◆ Set problem
Each line of the listing must be transcribed exactly, except for the images, which should be excluded.

+---+

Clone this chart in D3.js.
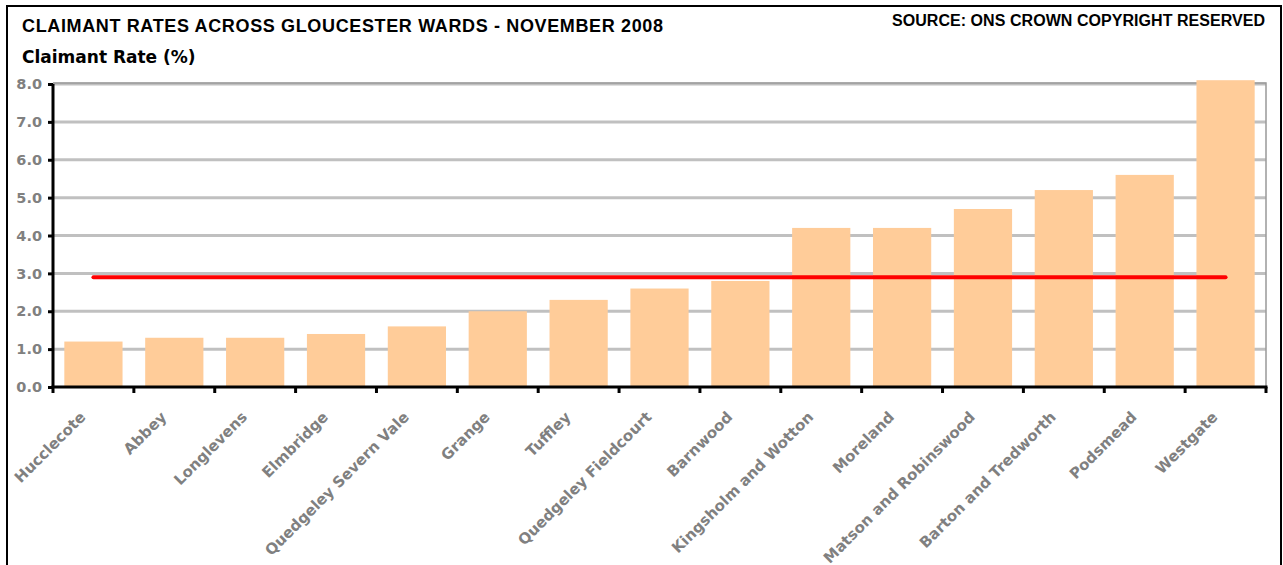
<!DOCTYPE html>
<html>
<head>
<meta charset="utf-8">
<script src="https://cdn.jsdelivr.net/npm/d3@7"></script>
<style>
  body { margin: 0; background: #fff; }
  svg { display: block; }
  .tick text { fill: #808080; font-family: "DejaVu Sans", Verdana, sans-serif; font-weight: bold; font-size: 14.5px; }
</style>
</head>
<body>
<svg width="1283" height="565"></svg>
<script>
// ward names, sorted by rate
const wards = ['Hucclecote', 'Abbey', 'Longlevens', 'Elmbridge', 'Quedgeley Severn Vale',
  'Grange', 'Tuffley', 'Quedgeley Fieldcourt', 'Barnwood', 'Kingsholm and Wotton',
  'Moreland', 'Matson and Robinswood', 'Barton and Tredworth', 'Podsmead', 'Westgate'];
const rates = [1.2, 1.3, 1.3, 1.4, 1.6, 2.0, 2.3, 2.6, 2.8, 4.2, 4.2, 4.7, 5.2, 5.6, 8.1];
const cityAverage = 2.9;
const yTicks = [0, 1, 2, 3, 4, 5, 6, 7, 8];

const data = wards.map((w, i) => ({ ward: w, rate: rates[i] }));

const svg = d3.select('svg');
const width = +svg.attr('width');
const height = +svg.attr('height');
const margin = { left: 53, right: 17, top: 84, bottom: 178 };
const innerWidth = width - margin.left - margin.right;
const innerHeight = height - margin.top - margin.bottom;

// chart frame (bottom edge falls outside the picture)
svg.append('path')
  .attr('d', `M7,${height}V6H1281V${height}`)
  .attr('fill', 'none')
  .attr('stroke', '#000')
  .attr('stroke-width', 2);

svg.append('text')
  .attr('x', 22).attr('y', 32)
  .attr('textLength', 641)
  .attr('lengthAdjust', 'spacing')
  .style('font-family', '"Liberation Sans", Arial, sans-serif')
  .style('font-weight', 'bold')
  .style('font-size', '18px')
  .text('CLAIMANT RATES ACROSS GLOUCESTER WARDS - NOVEMBER 2008');

svg.append('text')
  .attr('x', 892).attr('y', 26)
  .attr('textLength', 373)
  .attr('lengthAdjust', 'spacing')
  .style('font-family', '"Liberation Sans", Arial, sans-serif')
  .style('font-weight', 'bold')
  .style('font-size', '16px')
  .text('SOURCE: ONS CROWN COPYRIGHT RESERVED');

svg.append('text')
  .attr('x', 22).attr('y', 63)
  .style('font-family', '"DejaVu Sans", Verdana, sans-serif')
  .style('font-weight', 'bold')
  .style('font-size', '17px')
  .text('Claimant Rate (%)');

const g = svg.append('g')
  .attr('transform', `translate(${margin.left},${margin.top})`);

const xScale = d3.scaleBand()
  .domain(wards)
  .range([0, innerWidth])
  .paddingInner(0.28)
  .paddingOuter(0.14);

const yScale = d3.scaleLinear()
  .domain([0, 8])
  .range([innerHeight, 0]);

// gridlines
g.append('g')
  .selectAll('line')
  .data(yTicks.slice(1))
  .enter().append('line')
  .attr('x1', 0).attr('x2', innerWidth)
  .attr('y1', d => yScale(d)).attr('y2', d => yScale(d))
  .attr('stroke', '#c0c0c0')
  .attr('stroke-width', 3);

// plot area border (top + right)
g.append('path')
  .attr('d', `M0,${yScale(8) - 1}H${innerWidth}V${innerHeight}`)
  .attr('fill', 'none')
  .attr('stroke', '#999')
  .attr('stroke-width', 1.5);

g.selectAll('rect.bar')
  .data(data)
  .enter().append('rect')
  .attr('class', 'bar')
  .attr('x', d => xScale(d.ward))
  .attr('y', d => yScale(d.rate))
  .attr('width', xScale.bandwidth())
  .attr('height', d => innerHeight - yScale(d.rate))
  .attr('fill', '#ffcc99');

// average line
const cx = d => xScale(d) + xScale.bandwidth() / 2;
g.append('line')
  .attr('x1', cx(wards[0]))
  .attr('x2', cx(wards[wards.length - 1]))
  .attr('y1', yScale(cityAverage))
  .attr('y2', yScale(cityAverage))
  .attr('stroke', '#ff0000')
  .attr('stroke-width', 4)
  .attr('stroke-linecap', 'round');

const yAxis = d3.axisLeft(yScale)
  .tickValues(yTicks)
  .tickFormat(d3.format('.1f'))
  .tickSize(5)
  .tickPadding(6);

const yAxisG = g.append('g').call(yAxis);
yAxisG.select('.domain').attr('stroke-width', 3).attr('d', `M0,0V${innerHeight + 1}`);
yAxisG.selectAll('.tick line').attr('stroke-width', 3);

// x axis ticks sit between the categories
const step = xScale.step();
const xAxisG = g.append('g')
  .attr('transform', `translate(0,${innerHeight})`);
xAxisG.append('line')
  .attr('x1', -1.5).attr('x2', innerWidth + 1.5)
  .attr('stroke', '#000')
  .attr('stroke-width', 3);
xAxisG.selectAll('line.tk')
  .data(d3.range(wards.length + 1))
  .enter().append('line')
  .attr('class', 'tk')
  .attr('x1', i => i * step).attr('x2', i => i * step)
  .attr('y1', 0).attr('y2', 6)
  .attr('stroke', '#000')
  .attr('stroke-width', 3);

xAxisG.selectAll('text')
  .data(wards)
  .enter().append('text')
  .attr('transform', d => `translate(${cx(d) - 7},${31}) rotate(-45)`)
  .attr('text-anchor', 'end')
  .style('fill', '#808080')
  .style('font-family', '"DejaVu Sans", Verdana, sans-serif')
  .style('font-weight', 'bold')
  .style('font-size', '15px')
  .text(d => d);
</script>
</body>
</html>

+---+

◆ Reply
Clone this chart in D3.js.
<!DOCTYPE html>
<html>
<head>
<meta charset="utf-8">
<script src="https://cdn.jsdelivr.net/npm/d3@7"></script>
<style>
  body { margin: 0; background: #fff; }
  svg { display: block; }
  .tick text { fill: #808080; font-family: "DejaVu Sans", Verdana, sans-serif; font-weight: bold; font-size: 14.5px; }
</style>
</head>
<body>
<svg width="1283" height="565"></svg>
<script>
// ward names, sorted by rate
const wards = ['Hucclecote', 'Abbey', 'Longlevens', 'Elmbridge', 'Quedgeley Severn Vale',
  'Grange', 'Tuffley', 'Quedgeley Fieldcourt', 'Barnwood', 'Kingsholm and Wotton',
  'Moreland', 'Matson and Robinswood', 'Barton and Tredworth', 'Podsmead', 'Westgate'];
const rates = [1.2, 1.3, 1.3, 1.4, 1.6, 2.0, 2.3, 2.6, 2.8, 4.2, 4.2, 4.7, 5.2, 5.6, 8.1];
const cityAverage = 2.9;
const yTicks = [0, 1, 2, 3, 4, 5, 6, 7, 8];

const data = wards.map((w, i) => ({ ward: w, rate: rates[i] }));

const svg = d3.select('svg');
const width = +svg.attr('width');
const height = +svg.attr('height');
const margin = { left: 53, right: 17, top: 84, bottom: 178 };
const innerWidth = width - margin.left - margin.right;
const innerHeight = height - margin.top - margin.bottom;

// chart frame (bottom edge falls outside the picture)
svg.append('path')
  .attr('d', `M7,${height}V6H1281V${height}`)
  .attr('fill', 'none')
  .attr('stroke', '#000')
  .attr('stroke-width', 2);

svg.append('text')
  .attr('x', 22).attr('y', 32)
  .attr('textLength', 641)
  .attr('lengthAdjust', 'spacing')
  .style('font-family', '"Liberation Sans", Arial, sans-serif')
  .style('font-weight', 'bold')
  .style('font-size', '18px')
  .text('CLAIMANT RATES ACROSS GLOUCESTER WARDS - NOVEMBER 2008');

svg.append('text')
  .attr('x', 892).attr('y', 26)
  .attr('textLength', 373)
  .attr('lengthAdjust', 'spacing')
  .style('font-family', '"Liberation Sans", Arial, sans-serif')
  .style('font-weight', 'bold')
  .style('font-size', '16px')
  .text('SOURCE: ONS CROWN COPYRIGHT RESERVED');

svg.append('text')
  .attr('x', 22).attr('y', 63)
  .style('font-family', '"DejaVu Sans", Verdana, sans-serif')
  .style('font-weight', 'bold')
  .style('font-size', '17px')
  .text('Claimant Rate (%)');

const g = svg.append('g')
  .attr('transform', `translate(${margin.left},${margin.top})`);

const xScale = d3.scaleBand()
  .domain(wards)
  .range([0, innerWidth])
  .paddingInner(0.28)
  .paddingOuter(0.14);

const yScale = d3.scaleLinear()
  .domain([0, 8])
  .range([innerHeight, 0]);

// gridlines
g.append('g')
  .selectAll('line')
  .data(yTicks.slice(1))
  .enter().append('line')
  .attr('x1', 0).attr('x2', innerWidth)
  .attr('y1', d => yScale(d)).attr('y2', d => yScale(d))
  .attr('stroke', '#c0c0c0')
  .attr('stroke-width', 3);

// plot area border (top + right)
g.append('path')
  .attr('d', `M0,${yScale(8) - 1}H${innerWidth}V${innerHeight}`)
  .attr('fill', 'none')
  .attr('stroke', '#999')
  .attr('stroke-width', 1.5);

g.selectAll('rect.bar')
  .data(data)
  .enter().append('rect')
  .attr('class', 'bar')
  .attr('x', d => xScale(d.ward))
  .attr('y', d => yScale(d.rate))
  .attr('width', xScale.bandwidth())
  .attr('height', d => innerHeight - yScale(d.rate))
  .attr('fill', '#ffcc99');

// average line
const cx = d => xScale(d) + xScale.bandwidth() / 2;
g.append('line')
  .attr('x1', cx(wards[0]))
  .attr('x2', cx(wards[wards.length - 1]))
  .attr('y1', yScale(cityAverage))
  .attr('y2', yScale(cityAverage))
  .attr('stroke', '#ff0000')
  .attr('stroke-width', 4)
  .attr('stroke-linecap', 'round');

const yAxis = d3.axisLeft(yScale)
  .tickValues(yTicks)
  .tickFormat(d3.format('.1f'))
  .tickSize(5)
  .tickPadding(6);

const yAxisG = g.append('g').call(yAxis);
yAxisG.select('.domain').attr('stroke-width', 3).attr('d', `M0,0V${innerHeight + 1}`);
yAxisG.selectAll('.tick line').attr('stroke-width', 3);

// x axis ticks sit between the categories
const step = xScale.step();
const xAxisG = g.append('g')
  .attr('transform', `translate(0,${innerHeight})`);
xAxisG.append('line')
  .attr('x1', -1.5).attr('x2', innerWidth + 1.5)
  .attr('stroke', '#000')
  .attr('stroke-width', 3);
xAxisG.selectAll('line.tk')
  .data(d3.range(wards.length + 1))
  .enter().append('line')
  .attr('class', 'tk')
  .attr('x1', i => i * step).attr('x2', i => i * step)
  .attr('y1', 0).attr('y2', 6)
  .attr('stroke', '#000')
  .attr('stroke-width', 3);

xAxisG.selectAll('text')
  .data(wards)
  .enter().append('text')
  .attr('transform', d => `translate(${cx(d) - 7},${31}) rotate(-45)`)
  .attr('text-anchor', 'end')
  .style('fill', '#808080')
  .style('font-family', '"DejaVu Sans", Verdana, sans-serif')
  .style('font-weight', 'bold')
  .style('font-size', '15px')
  .text(d => d);
</script>
</body>
</html>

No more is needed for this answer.